Moreover, they usually also talk a lot about heralded photon, what does that mean ?
 A: Homodyne detection is the extraction of phase information about a laser by comparing it to a reference beam, referred to as a local oscillator (LO).  This is accomplished by interfering the beams on a beamsplitter and subtracting the intensity of the two output ports.  Intuitively this works because the phase of the LO is known, and we can therefore judge the phase of the other beam from it.

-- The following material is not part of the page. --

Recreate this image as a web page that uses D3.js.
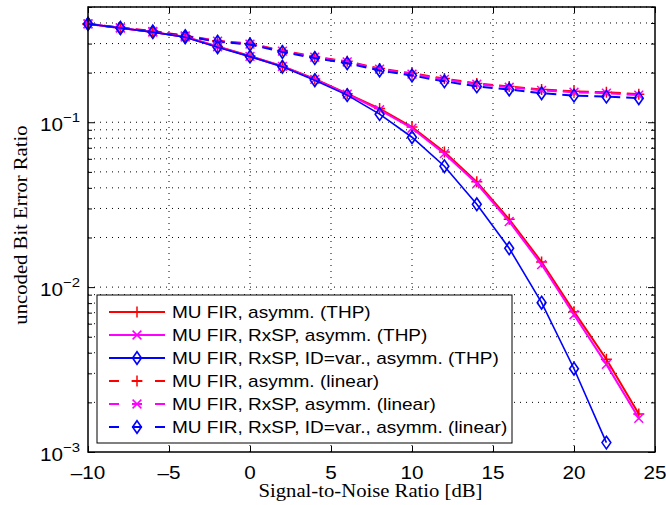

Mathematically, if the electric field of the unknown beam is $E_{u}$ and the field of the LO is $E_{LO}$, then the interference of them on a beamsplitter results in two output fields given by (this assumes a specific beamsplitter phase relation and arrangement of beams, but the result will be the same whatever you choose) [1]:
$$E_{1}=\frac{1}{\sqrt{2}}(E_{LO}+E_{u})$$
$$E_{2}=\frac{1}{\sqrt{2}}(E_{LO}-E_{u})$$
Subtracting the intensities results in, after a lot of assumptions and algebra:
$$N_{-}\propto\int E_{LO}E_{u}\text{d}V\propto|\alpha_{LO}|(\hat{a}e^{-i\theta}+\hat{a}^{\dagger}e^{i\phi})\propto\hat{Q}_{\theta}$$
where $|\alpha_{LO}|^{2}$ is the average photon number in the LO, and $\theta$ is the phase of the LO.  You will notice how similar this operator is to the electric field operator, but at the phase of the LO, and so we intuitively see that this measures the quadrature of the input beam at the phase of the LO.
In practice the local oscillator and the beam to be measured originate from the same laser.  The advantage of this is that fluctuations in the laser itself are cancelled out of the measurement process because both the local oscillator and the beam to be measured will fluctuate together.  
[1] Lvovsky, A. I., & Raymer, M. G. (2009). Continuous-variable optical quantum-state tomography. Reviews of Modern Physics, 81(1), 299. (https://arxiv.org/abs/quant-ph/0511044)